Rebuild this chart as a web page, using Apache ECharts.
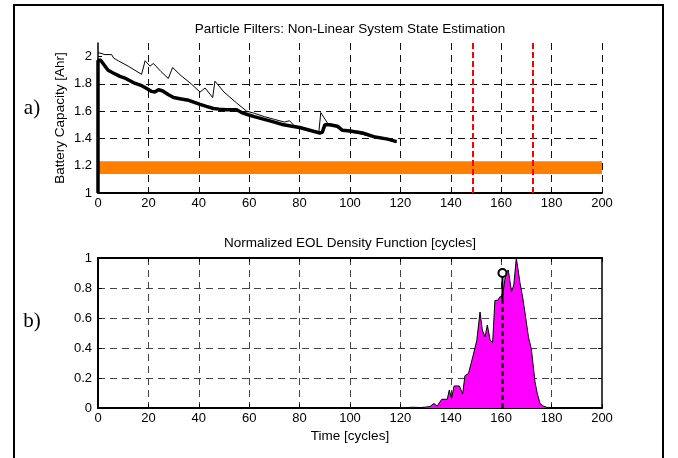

============================================================

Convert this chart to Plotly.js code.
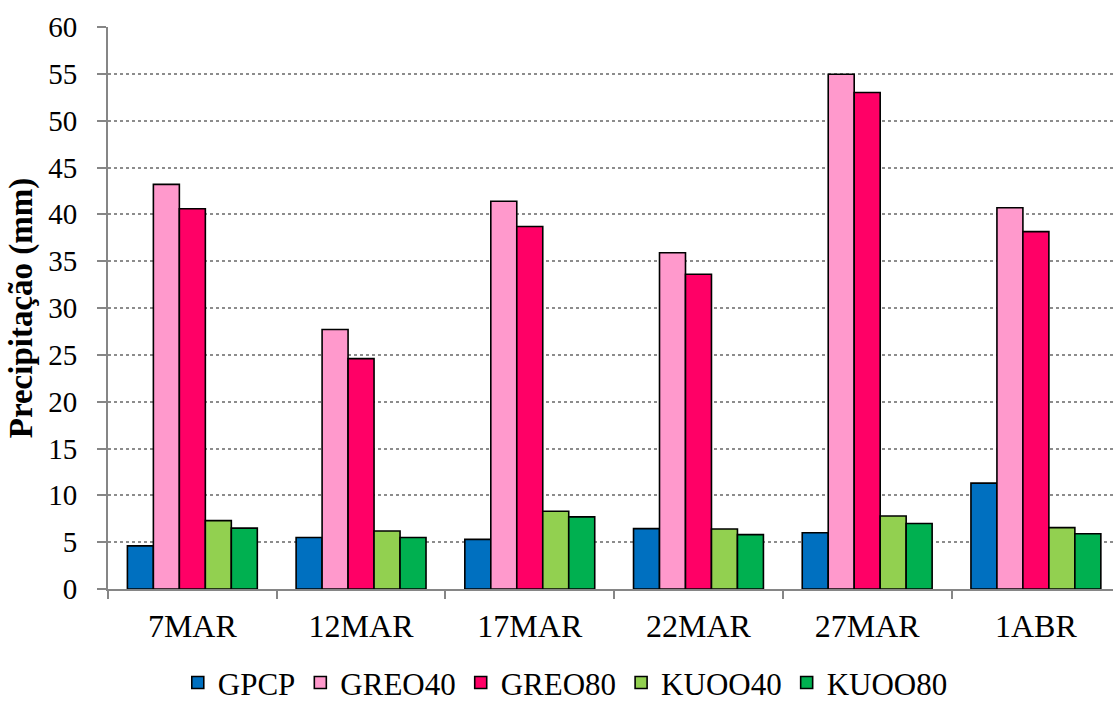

============================================================

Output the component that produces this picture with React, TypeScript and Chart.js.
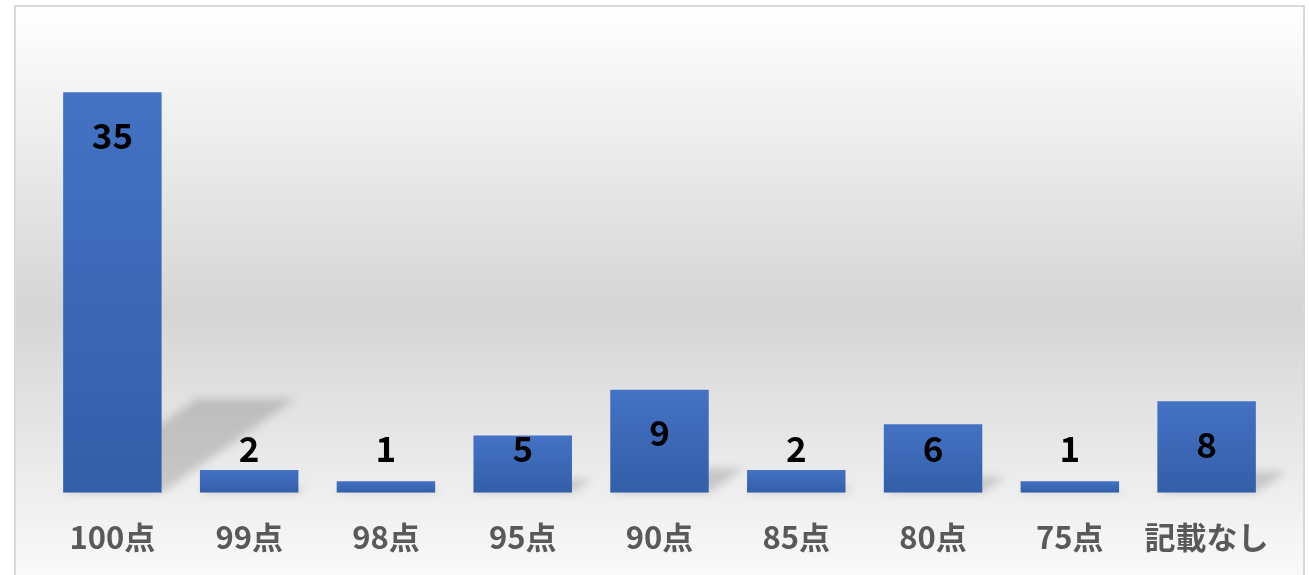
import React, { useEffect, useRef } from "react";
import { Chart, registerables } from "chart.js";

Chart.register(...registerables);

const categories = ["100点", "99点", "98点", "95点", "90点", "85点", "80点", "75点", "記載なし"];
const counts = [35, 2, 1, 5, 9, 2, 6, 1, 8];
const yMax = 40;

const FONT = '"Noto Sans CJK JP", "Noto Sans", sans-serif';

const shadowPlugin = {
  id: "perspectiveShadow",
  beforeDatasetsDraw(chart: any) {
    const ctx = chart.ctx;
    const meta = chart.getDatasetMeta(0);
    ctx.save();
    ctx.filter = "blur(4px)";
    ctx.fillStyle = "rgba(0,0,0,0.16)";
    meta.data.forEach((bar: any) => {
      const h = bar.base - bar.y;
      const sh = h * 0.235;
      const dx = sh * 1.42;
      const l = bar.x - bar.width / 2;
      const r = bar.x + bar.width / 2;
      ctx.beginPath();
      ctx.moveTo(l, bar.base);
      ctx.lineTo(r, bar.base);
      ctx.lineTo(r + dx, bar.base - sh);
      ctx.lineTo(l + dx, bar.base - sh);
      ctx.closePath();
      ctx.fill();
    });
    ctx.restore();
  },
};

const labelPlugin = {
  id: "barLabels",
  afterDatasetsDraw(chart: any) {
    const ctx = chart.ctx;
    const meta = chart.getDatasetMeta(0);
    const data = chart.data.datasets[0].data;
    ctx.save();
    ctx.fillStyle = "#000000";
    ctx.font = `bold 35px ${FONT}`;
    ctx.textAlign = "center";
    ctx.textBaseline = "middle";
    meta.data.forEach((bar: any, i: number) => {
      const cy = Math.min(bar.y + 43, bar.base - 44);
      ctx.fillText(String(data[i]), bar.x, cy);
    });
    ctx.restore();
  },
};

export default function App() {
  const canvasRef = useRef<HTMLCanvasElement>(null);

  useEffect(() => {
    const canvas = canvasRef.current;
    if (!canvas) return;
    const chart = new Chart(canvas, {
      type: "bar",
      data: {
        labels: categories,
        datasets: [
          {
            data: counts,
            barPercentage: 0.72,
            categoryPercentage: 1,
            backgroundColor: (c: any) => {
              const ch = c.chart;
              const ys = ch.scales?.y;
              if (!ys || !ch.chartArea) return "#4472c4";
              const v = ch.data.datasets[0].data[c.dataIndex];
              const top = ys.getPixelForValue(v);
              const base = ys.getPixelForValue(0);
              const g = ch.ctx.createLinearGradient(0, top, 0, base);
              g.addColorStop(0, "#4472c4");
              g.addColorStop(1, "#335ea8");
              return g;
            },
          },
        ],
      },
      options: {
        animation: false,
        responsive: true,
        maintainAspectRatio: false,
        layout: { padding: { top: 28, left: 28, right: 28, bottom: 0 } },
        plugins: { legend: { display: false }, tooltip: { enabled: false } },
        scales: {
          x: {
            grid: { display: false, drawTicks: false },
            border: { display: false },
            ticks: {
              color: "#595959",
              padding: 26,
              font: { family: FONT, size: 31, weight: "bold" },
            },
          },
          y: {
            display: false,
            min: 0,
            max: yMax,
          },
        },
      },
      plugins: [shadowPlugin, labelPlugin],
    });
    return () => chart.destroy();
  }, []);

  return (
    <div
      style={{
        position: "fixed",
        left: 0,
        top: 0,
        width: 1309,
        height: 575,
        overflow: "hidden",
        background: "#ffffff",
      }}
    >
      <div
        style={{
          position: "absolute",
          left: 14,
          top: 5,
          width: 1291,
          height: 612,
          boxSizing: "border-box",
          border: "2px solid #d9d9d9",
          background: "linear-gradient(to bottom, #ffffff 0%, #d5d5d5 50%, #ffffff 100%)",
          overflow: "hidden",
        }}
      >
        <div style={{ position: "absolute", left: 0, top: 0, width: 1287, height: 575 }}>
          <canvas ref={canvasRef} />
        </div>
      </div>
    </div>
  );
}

============================================================

== YOUR INSTRUCTIONS ==
Above are some records; quote exactly and only the lines that begin at the line containing "Output the component" and stop after the line containing "const canvasRef = useRef<HTMLCanvasElement>(null);", leaving out the pictures.

== RESULT OF THE TASK ==
Output the component that produces this picture with React, TypeScript and Chart.js.
import React, { useEffect, useRef } from "react";
import { Chart, registerables } from "chart.js";

Chart.register(...registerables);

const categories = ["100点", "99点", "98点", "95点", "90点", "85点", "80点", "75点", "記載なし"];
const counts = [35, 2, 1, 5, 9, 2, 6, 1, 8];
const yMax = 40;

const FONT = '"Noto Sans CJK JP", "Noto Sans", sans-serif';

const shadowPlugin = {
  id: "perspectiveShadow",
  beforeDatasetsDraw(chart: any) {
    const ctx = chart.ctx;
    const meta = chart.getDatasetMeta(0);
    ctx.save();
    ctx.filter = "blur(4px)";
    ctx.fillStyle = "rgba(0,0,0,0.16)";
    meta.data.forEach((bar: any) => {
      const h = bar.base - bar.y;
      const sh = h * 0.235;
      const dx = sh * 1.42;
      const l = bar.x - bar.width / 2;
      const r = bar.x + bar.width / 2;
      ctx.beginPath();
      ctx.moveTo(l, bar.base);
      ctx.lineTo(r, bar.base);
      ctx.lineTo(r + dx, bar.base - sh);
      ctx.lineTo(l + dx, bar.base - sh);
      ctx.closePath();
      ctx.fill();
    });
    ctx.restore();
  },
};

const labelPlugin = {
  id: "barLabels",
  afterDatasetsDraw(chart: any) {
    const ctx = chart.ctx;
    const meta = chart.getDatasetMeta(0);
    const data = chart.data.datasets[0].data;
    ctx.save();
    ctx.fillStyle = "#000000";
    ctx.font = `bold 35px ${FONT}`;
    ctx.textAlign = "center";
    ctx.textBaseline = "middle";
    meta.data.forEach((bar: any, i: number) => {
      const cy = Math.min(bar.y + 43, bar.base - 44);
      ctx.fillText(String(data[i]), bar.x, cy);
    });
    ctx.restore();
  },
};

export default function App() {
  const canvasRef = useRef<HTMLCanvasElement>(null);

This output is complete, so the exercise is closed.